Com a mudança, as cooperativas poderão usar suas próprias “DFs regulatórias", demonstrações financeiras que já fazem, de acordo com a lei que regula o setor.
A expectativa da CVM é também facilitar um maior acesso das cooperativas agropecuárias ao financiamento via CRA. “Mas esta decisão ainda não foi avaliada pelo colegiado da CVM”, alertou Bruno Gomes.
O CRA é o principal ativo utilizado para montar o portfolio de crédito dos Fiagros na regulação atual, mas é considerado um mecanismo mais caro, muitas vezes inviável para pequenos e médios produtores, por isso poderá ser substituído com as novas normas.
A expectativa de alguns participantes do painel realizado na FIA é de que o CRA vá perdendo espaço aos poucos.
"A tendência é que o CRA fique para os médios e grandes, como por exemplo as emissões bilionárias que já vimos recentemente por parte de grupos como BTG Pactual e JBS”, afirmou Octaciano Neto.
O diretor da Suno diz que o CRA segue sendo importante e atua de forma complementar à CPR, que tende a atender mais os pequenos.
Para Ivan Wedekin, que coordenou o debate, o importante é que o mercado de capitais segue crescendo em importância no financiamento da agropecuária brasileira.
"Até 31 de outubro o sistema de crédito rural oficial havia liberado R$ 574 bilhões e, no mesmo período, o saldo de títulos como LCAs, CRAs e Fiagros já batia R$ 596 bilhões. Ou seja, ele já está superando o modelo tradicional", destacou Wedekin.
Também participou do debate o diretor de agronegócios do Itaú BBA, Pedro Fernandes.

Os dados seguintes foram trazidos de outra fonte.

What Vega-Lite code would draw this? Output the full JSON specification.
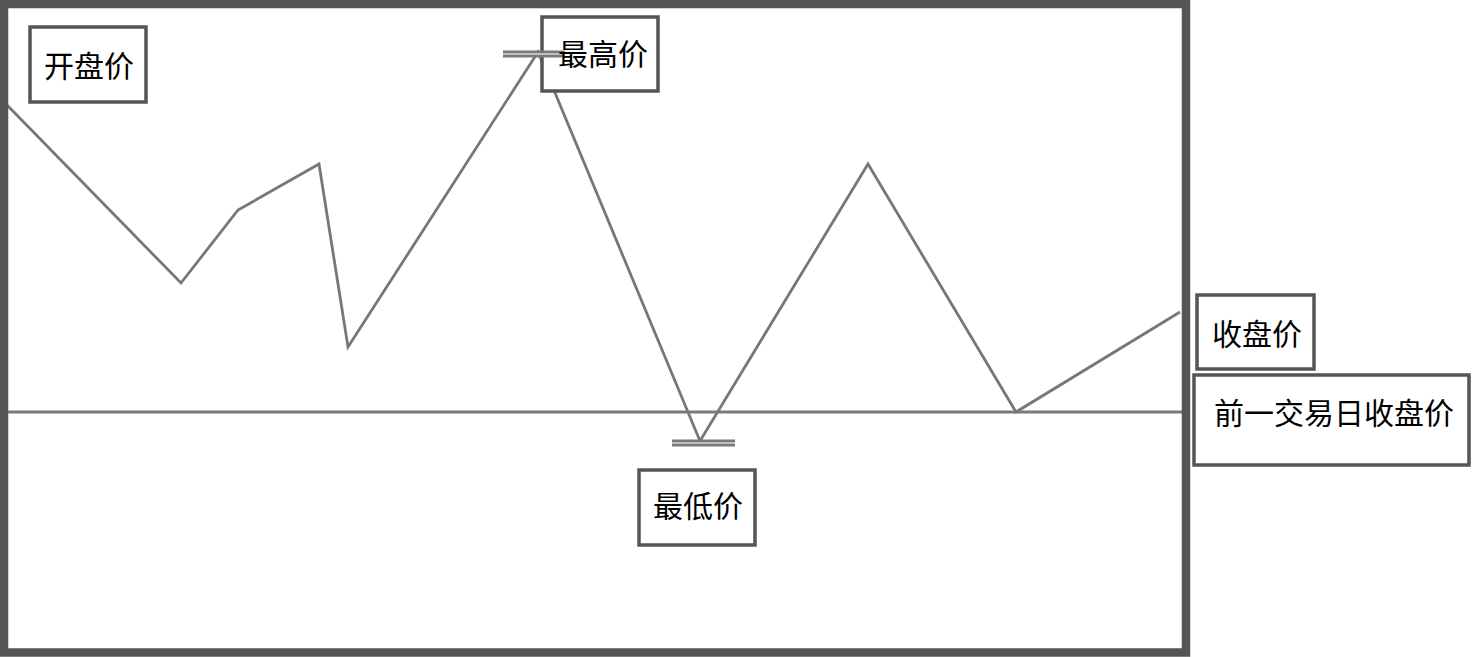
{
  "$schema": "https://vega.github.io/schema/vega-lite/v6.json",
  "width": 1472,
  "height": 657,
  "padding": 0,
  "autosize": {"type": "none"},
  "background": "white",
  "config": {"view": {"stroke": null}},
  "datasets": {
    "prices": [
      {"t": 5, "price": 554},
      {"t": 181, "price": 374},
      {"t": 238, "price": 447},
      {"t": 319, "price": 493},
      {"t": 348, "price": 310},
      {"t": 538, "price": 605},
      {"t": 700, "price": 216},
      {"t": 868, "price": 493},
      {"t": 1016, "price": 245},
      {"t": 1180, "price": 345}
    ],
    "frame": [{"t1": 4, "t2": 1186, "p1": 653, "p2": 4.5}],
    "prevclose": [{"t1": 5, "t2": 1182, "price": 245}],
    "markers": [
      {"name": "最高价", "t1": 503, "t2": 565, "price": 603},
      {"name": "最低价", "t1": 672, "t2": 735, "price": 214}
    ],
    "labels": [
      {"label": "开盘价", "t1": 30, "t2": 146, "p1": 630, "p2": 555, "tx": 89, "ty": 589},
      {"label": "最高价", "t1": 542, "t2": 658, "p1": 640, "p2": 566, "tx": 603, "ty": 601},
      {"label": "最低价", "t1": 639, "t2": 755, "p1": 187, "p2": 112, "tx": 698, "ty": 149},
      {"label": "收盘价", "t1": 1197, "t2": 1314, "p1": 362, "p2": 288, "tx": 1257, "ty": 321},
      {"label": "前一交易日收盘价", "t1": 1194, "t2": 1469, "p1": 282, "p2": 192, "tx": 1334, "ty": 242}
    ]
  },
  "resolve": {"scale": {"x": "shared", "y": "shared"}},
  "layer": [
    {
      "data": {"name": "prevclose"},
      "mark": {"type": "rule", "color": "#7a7a7a", "strokeWidth": 3},
      "encoding": {
        "x": {"field": "t1", "type": "quantitative", "scale": {"domain": [0, 1472], "nice": false, "zero": false}, "axis": null},
        "x2": {"field": "t2"},
        "y": {"field": "price", "type": "quantitative", "scale": {"domain": [0, 657], "nice": false, "zero": false}, "axis": null}
      }
    },
    {
      "data": {"name": "prices"},
      "mark": {"type": "line", "color": "#777777", "strokeWidth": 2.8, "strokeJoin": "miter"},
      "encoding": {
        "x": {"field": "t", "type": "quantitative"},
        "y": {"field": "price", "type": "quantitative"}
      }
    },
    {
      "data": {"name": "frame"},
      "mark": {"type": "rect", "fill": null, "stroke": "#555555", "strokeWidth": 8.5},
      "encoding": {
        "x": {"field": "t1", "type": "quantitative"},
        "x2": {"field": "t2"},
        "y": {"field": "p1", "type": "quantitative"},
        "y2": {"field": "p2"}
      }
    },
    {
      "data": {"name": "labels"},
      "mark": {"type": "rect", "fill": "white", "stroke": "#555555", "strokeWidth": 3.5},
      "encoding": {
        "x": {"field": "t1", "type": "quantitative"},
        "x2": {"field": "t2"},
        "y": {"field": "p1", "type": "quantitative"},
        "y2": {"field": "p2"}
      }
    },
    {
      "data": {"name": "markers"},
      "mark": {"type": "rule", "color": "#7a7a7a", "strokeWidth": 7},
      "encoding": {
        "x": {"field": "t1", "type": "quantitative"},
        "x2": {"field": "t2"},
        "y": {"field": "price", "type": "quantitative"}
      }
    },
    {
      "data": {"name": "markers"},
      "mark": {"type": "rule", "color": "#d8d8d8", "strokeWidth": 1.5},
      "encoding": {
        "x": {"field": "t1", "type": "quantitative"},
        "x2": {"field": "t2"},
        "y": {"field": "price", "type": "quantitative"}
      }
    },
    {
      "data": {"name": "labels"},
      "mark": {"type": "text", "font": "Noto Sans CJK SC", "fontSize": 30, "color": "#000000", "align": "center", "baseline": "middle"},
      "encoding": {
        "x": {"field": "tx", "type": "quantitative"},
        "y": {"field": "ty", "type": "quantitative"},
        "text": {"field": "label"}
      }
    }
  ]
}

Ele destacou que apenas um terço do que financia o banco hoje no agro está relacionado ao Plano Safra, o restante são linhas e ferramentas mais modernas.
Fernandes disse que o maior uso do mercado de capitais está também relacionado a uma mudança de geração no comando dos negócios, hoje cada vez mais preocupada com governança.